• [Task instructions] Repeat the material exactly from its first line to the line that includes "const H = 401;". Skip pictures.
+---+
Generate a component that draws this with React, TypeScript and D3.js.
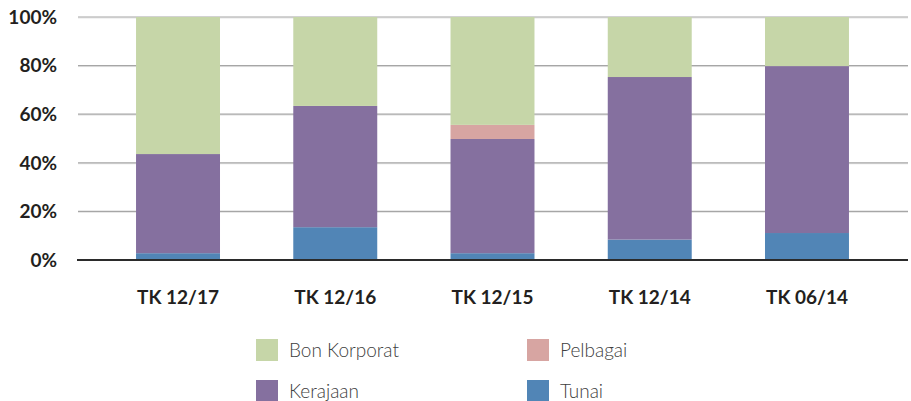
import React from 'react';
import * as d3 from 'd3';

const periods = ['TK 12/17', 'TK 12/16', 'TK 12/15', 'TK 12/14', 'TK 06/14'];
const tunai = [2.8, 13.5, 2.8, 8.4, 11.1];
const kerajaan = [40.8, 49.9, 47.0, 66.9, 68.7];
const pelbagai = [0, 0, 5.8, 0, 0];
const bonKorporat = [56.4, 36.6, 44.4, 24.7, 20.2];
const yTicks = [0, 20, 40, 60, 80, 100];

const seriesNames = ['Tunai', 'Kerajaan', 'Pelbagai', 'Bon Korporat'];
const seriesColors = ['#5185b6', '#85709f', '#d7a5a2', '#c6d6a8'];
const legendOrder = ['Bon Korporat', 'Pelbagai', 'Kerajaan', 'Tunai'];

const W = 911;
const H = 401;

const App = () => {
  const rows = periods.map((p, i) => ({
    period: p,
    Tunai: tunai[i],
    Kerajaan: kerajaan[i],
    Pelbagai: pelbagai[i],
    'Bon Korporat': bonKorporat[i],
  }));

  const stacked = d3.stack<any>().keys(seriesNames)(rows);

  const x = d3.scaleBand()
    .domain(periods)
    .range([99.4, 885.6])
    .paddingInner(0.466)
    .paddingOuter(0.233);

  const y = d3.scaleLinear().domain([0, 100]).range([260, 17]);

  const color = d3.scaleOrdinal<string>().domain(seriesNames).range(seriesColors);

  const gridLeft = 78;
  const gridRight = 908;

  return (
    <svg width={W} height={H} style={{ position: 'absolute', left: 0, top: 0 }}
      fontFamily="Lato, 'Open Sans', sans-serif">
      {/* gridlines */}
      {yTicks.filter(t => t > 0).map(t => (
        <g key={t}>
          <line x1={gridLeft} x2={gridRight} y1={y(t) + 1} y2={y(t) + 1} stroke="#e6e6e6" strokeWidth={1} />
          <line x1={gridLeft} x2={gridRight} y1={y(t)} y2={y(t)} stroke="#a6a6a6" strokeWidth={1.2} />
        </g>
      ))}

      {/* bars */}
      {stacked.map(s => (
        <g key={s.key} fill={color(s.key)}>
          {s.map((d, i) => (
            d[1] - d[0] > 0 ? (
              <rect key={i}
                x={x(periods[i])}
                y={y(d[1])}
                width={x.bandwidth()}
                height={y(d[0]) - y(d[1])} />
            ) : null
          ))}
        </g>
      ))}

      {/* zero axis */}
      <line x1={gridLeft - 1} x2={gridRight} y1={y(0)} y2={y(0)} stroke="#2b2b2b" strokeWidth={2.2} />

      {/* y labels */}
      {yTicks.map(t => (
        <text key={t} x={57} y={y(t)} dy="0.36em" textAnchor="end"
          fontSize={19} fontWeight={700} fill="#231f20">{t}%</text>
      ))}

      {/* x labels */}
      {periods.map(p => (
        <text key={p} x={(x(p) as number) + x.bandwidth() / 2} y={304} textAnchor="middle"
          fontSize={19} fontWeight={700} fill="#231f20">{p}</text>
      ))}

      {/* legend */}
      {legendOrder.map((name, i) => {
        const col = i % 2;
        const row = Math.floor(i / 2);
        const lx = col === 0 ? 256 : 527;
        const ly = row === 0 ? 339 : 380;
        return (
          <g key={name} transform={`translate(${lx},${ly})`}>
            <rect width={22} height={22} fill={color(name)} />
            <text x={33} y={18} fontSize={19} fontWeight={300} fill="#404040">{name}</text>
          </g>
        );
      })}
    </svg>
  );
};

export default App;
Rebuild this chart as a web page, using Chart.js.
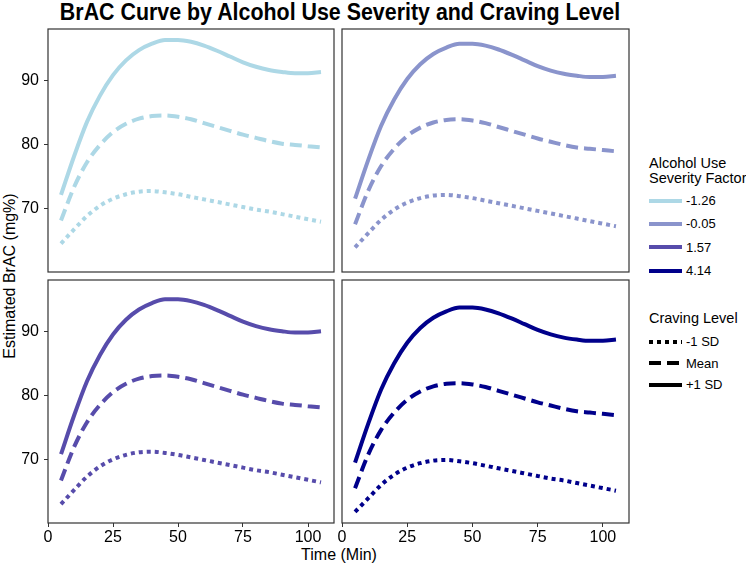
<!DOCTYPE html>
<html>
<head>
<meta charset="utf-8">
<script src="https://cdn.jsdelivr.net/npm/chart.js@4.4.1/dist/chart.umd.min.js"></script>
<style>
  html, body { margin: 0; padding: 0; background: #fff; }
  body {
    width: 746px; height: 566px; position: relative; overflow: hidden;
    font-family: 'Liberation Sans', Arial, sans-serif; color: #000;
  }
  canvas.panel { position: absolute; left: 0; top: 0; }
  .title {
    position: absolute; left: 340px; top: 1px; transform: translateX(-50%) scaleX(0.93);
    font-weight: bold; font-size: 23px; line-height: 23px; white-space: nowrap;
  }
  .ytitle, .xtitle {
    position: absolute; font-size: 16px; line-height: 16px; white-space: nowrap;
  }
  .ytitle { left: 10px; top: 276px; transform: translate(-50%, -50%) rotate(-90deg); }
  .xtitle { left: 339px; top: 555px; transform: translate(-50%, -50%); }
  .legend { position: absolute; left: 649px; white-space: nowrap; }
  .legend .ltitle { font-size: 14.5px; line-height: 15px; }
  .legend .row { display: flex; align-items: center; }
  .legend .row span { font-size: 13px; margin-left: 4px; }
  .legend svg { display: block; }
  #sevLegend .ltitle { margin-bottom: 3px; }
  #sevLegend .row { height: 23.3px; }
  #cravLegend .ltitle { margin-bottom: 5px; }
  #cravLegend .row { height: 21.5px; }
</style>
</head>
<body>
<div class="title">BrAC Curve by Alcohol Use Severity and Craving Level</div>
<div class="ytitle">Estimated BrAC (mg%)</div>
<div class="xtitle">Time (Min)</div>
<div class="legend" id="sevLegend" style="top:156px"></div>
<div class="legend" id="cravLegend" style="top:311px"></div>

<canvas class="panel" id="p0" width="746" height="566"></canvas>
<canvas class="panel" id="p1" width="746" height="566"></canvas>
<canvas class="panel" id="p2" width="746" height="566"></canvas>
<canvas class="panel" id="p3" width="746" height="566"></canvas>

<script>
// time points (minutes)
const timeMin = [5, 10, 15, 20, 25, 30, 35, 40, 45, 50, 55, 60, 65, 70, 75, 80, 85, 90, 95, 100, 105];

const severityLabels = ['-1.26', '-0.05', '1.57', '4.14'];
const cravingLabels = ['-1 SD', 'Mean', '+1 SD'];

// severity -1.26
const sevA_low  = [64.6, 66.8, 68.9, 70.5, 71.6, 72.3, 72.7, 72.8, 72.6, 72.3, 71.9, 71.5, 71.1, 70.7, 70.3, 69.9, 69.6, 69.2, 68.8, 68.4, 68.0];
const sevA_mean = [68.2, 73.4, 77.3, 80.0, 82.0, 83.3, 84.1, 84.5, 84.6, 84.4, 84.0, 83.4, 82.8, 82.2, 81.6, 81.1, 80.6, 80.2, 80.0, 79.8, 79.6];
const sevA_high = [72.2, 78.2, 83.6, 87.7, 90.9, 93.2, 94.8, 95.8, 96.4, 96.4, 96.1, 95.5, 94.7, 93.8, 92.9, 92.2, 91.7, 91.4, 91.2, 91.2, 91.4];

// severity -0.05
const sevB_low  = [64.0, 66.2, 68.3, 69.9, 71.0, 71.7, 72.1, 72.2, 72.0, 71.7, 71.3, 70.9, 70.5, 70.1, 69.7, 69.3, 68.9, 68.5, 68.1, 67.7, 67.3];
const sevB_mean = [67.6, 72.8, 76.7, 79.4, 81.4, 82.7, 83.5, 83.9, 84.0, 83.8, 83.4, 82.8, 82.2, 81.6, 81.0, 80.5, 80.0, 79.6, 79.4, 79.2, 79.0];
const sevB_high = [71.6, 77.6, 83.0, 87.1, 90.3, 92.6, 94.2, 95.2, 95.8, 95.8, 95.5, 94.9, 94.1, 93.2, 92.3, 91.6, 91.1, 90.8, 90.6, 90.6, 90.8];

// severity 1.57
const sevC_low  = [63.1, 65.3, 67.4, 69.0, 70.1, 70.8, 71.2, 71.3, 71.1, 70.8, 70.4, 70.0, 69.6, 69.2, 68.8, 68.4, 68.1, 67.7, 67.3, 66.9, 66.5];
const sevC_mean = [66.8, 72.0, 75.9, 78.6, 80.6, 81.9, 82.7, 83.1, 83.2, 83.0, 82.6, 82.0, 81.4, 80.8, 80.2, 79.7, 79.2, 78.8, 78.6, 78.4, 78.2];
const sevC_high = [70.9, 76.9, 82.3, 86.4, 89.6, 91.9, 93.5, 94.5, 95.1, 95.1, 94.8, 94.2, 93.4, 92.5, 91.6, 90.9, 90.4, 90.1, 89.9, 89.9, 90.1];

// severity 4.14
const sevD_low  = [61.9, 64.0, 66.1, 67.7, 68.8, 69.5, 69.9, 70.0, 69.8, 69.5, 69.1, 68.7, 68.3, 67.9, 67.5, 67.1, 66.8, 66.4, 66.0, 65.6, 65.2];
const sevD_mean = [65.6, 70.8, 74.7, 77.4, 79.4, 80.7, 81.5, 81.9, 82.0, 81.8, 81.4, 80.8, 80.2, 79.6, 79.0, 78.5, 78.0, 77.6, 77.4, 77.2, 77.0];
const sevD_high = [69.6, 75.6, 81.0, 85.1, 88.3, 90.6, 92.2, 93.2, 93.8, 93.8, 93.5, 92.9, 92.1, 91.2, 90.3, 89.6, 89.1, 88.8, 88.6, 88.6, 88.8];

const xTicks = [0, 25, 50, 75, 100];
const yTicks = [70, 80, 90];

const sevColors = ['#ADD8E6', '#8A94CC', '#574CAB', '#00008B'];
const cravDash = [[4, 4], [12, 6], []];

Chart.defaults.font.family = "'Liberation Sans', Arial, sans-serif";
Chart.defaults.color = '#000';

const panelBox = {
    id: 'panelBox',
    afterDraw(chart) {
        const { ctx, chartArea: a } = chart;
        ctx.save();
        ctx.strokeStyle = '#333333';
        ctx.lineWidth = 1.2;
        ctx.strokeRect(a.left, a.top, a.right - a.left, a.bottom - a.top);
        ctx.restore();
    }
};

// panel placement: [left, top, right, bottom] of the plot area in px
const panels = [
    { id: 'p0', sev: 0, series: [sevA_low, sevA_mean, sevA_high], box: [48, 29, 334, 272], showX: false, showY: true },
    { id: 'p1', sev: 1, series: [sevB_low, sevB_mean, sevB_high], box: [342, 29, 629, 272], showX: false, showY: false },
    { id: 'p2', sev: 2, series: [sevC_low, sevC_mean, sevC_high], box: [48, 280, 334, 523], showX: true, showY: true },
    { id: 'p3', sev: 3, series: [sevD_low, sevD_mean, sevD_high], box: [342, 280, 629, 523], showX: true, showY: false }
];

const Y_AXIS_W = 48;
const X_AXIS_H = 22;

panels.forEach(p => {
    const [l, t, r, b] = p.box;
    const datasets = p.series.map((vals, k) => ({
        label: severityLabels[p.sev] + ' / ' + cravingLabels[k],
        data: timeMin.map((tm, i) => ({ x: tm, y: vals[i] })),
        borderColor: sevColors[p.sev],
        borderWidth: 4,
        borderDash: cravDash[k],
        borderCapStyle: 'butt',
        pointRadius: 0,
        cubicInterpolationMode: 'monotone',
        fill: false
    }));

    new Chart(document.getElementById(p.id), {
        type: 'line',
        data: { datasets },
        options: {
            responsive: false,
            animation: false,
            devicePixelRatio: 1,
            layout: {
                autoPadding: false,
                padding: {
                    left: p.showY ? l - Y_AXIS_W : l,
                    top: t,
                    right: 746 - r,
                    bottom: p.showX ? 566 - b - X_AXIS_H : 566 - b
                }
            },
            plugins: { legend: { display: false }, tooltip: { enabled: false } },
            scales: {
                x: {
                    type: 'linear',
                    display: p.showX,
                    min: 0,
                    max: 110,
                    afterFit(scale) { scale.height = p.showX ? X_AXIS_H : 0; },
                    afterBuildTicks(scale) { scale.ticks = xTicks.map(v => ({ value: v })); },
                    grid: { drawOnChartArea: false, drawTicks: true, tickLength: 4, color: '#333333' },
                    border: { display: false },
                    ticks: { font: { size: 16 }, padding: 1, maxRotation: 0, autoSkip: false }
                },
                y: {
                    type: 'linear',
                    display: p.showY,
                    min: 60.16,
                    max: 98.1,
                    afterFit(scale) { scale.width = p.showY ? Y_AXIS_W : 0; },
                    afterBuildTicks(scale) { scale.ticks = yTicks.map(v => ({ value: v })); },
                    grid: { drawOnChartArea: false, drawTicks: true, tickLength: 4, color: '#333333' },
                    border: { display: false },
                    ticks: { font: { size: 16 }, padding: 5, autoSkip: false }
                }
            }
        },
        plugins: [panelBox]
    });
});

// legends
function keyLine(color, dash) {
    return `<svg width="33" height="8"><line x1="0" y1="4" x2="33" y2="4" stroke="${color}" stroke-width="4"
        ${dash.length ? `stroke-dasharray="${dash.join(',')}"` : ''}/></svg>`;
}

document.getElementById('sevLegend').innerHTML =
    '<div class="ltitle">Alcohol Use<br>Severity Factor</div>' +
    severityLabels.map((s, i) => `<div class="row">${keyLine(sevColors[i], [])}<span>${s}</span></div>`).join('');

document.getElementById('cravLegend').innerHTML =
    '<div class="ltitle">Craving Level</div>' +
    cravingLabels.map((c, k) => `<div class="row">${keyLine('#000', cravDash[k])}<span>${c}</span></div>`).join('');
</script>
</body>
</html>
+---+
• [Solution to this exercise]
Generate a component that draws this with React, TypeScript and D3.js.
import React from 'react';
import * as d3 from 'd3';

const periods = ['TK 12/17', 'TK 12/16', 'TK 12/15', 'TK 12/14', 'TK 06/14'];
const tunai = [2.8, 13.5, 2.8, 8.4, 11.1];
const kerajaan = [40.8, 49.9, 47.0, 66.9, 68.7];
const pelbagai = [0, 0, 5.8, 0, 0];
const bonKorporat = [56.4, 36.6, 44.4, 24.7, 20.2];
const yTicks = [0, 20, 40, 60, 80, 100];

const seriesNames = ['Tunai', 'Kerajaan', 'Pelbagai', 'Bon Korporat'];
const seriesColors = ['#5185b6', '#85709f', '#d7a5a2', '#c6d6a8'];
const legendOrder = ['Bon Korporat', 'Pelbagai', 'Kerajaan', 'Tunai'];

const W = 911;
const H = 401;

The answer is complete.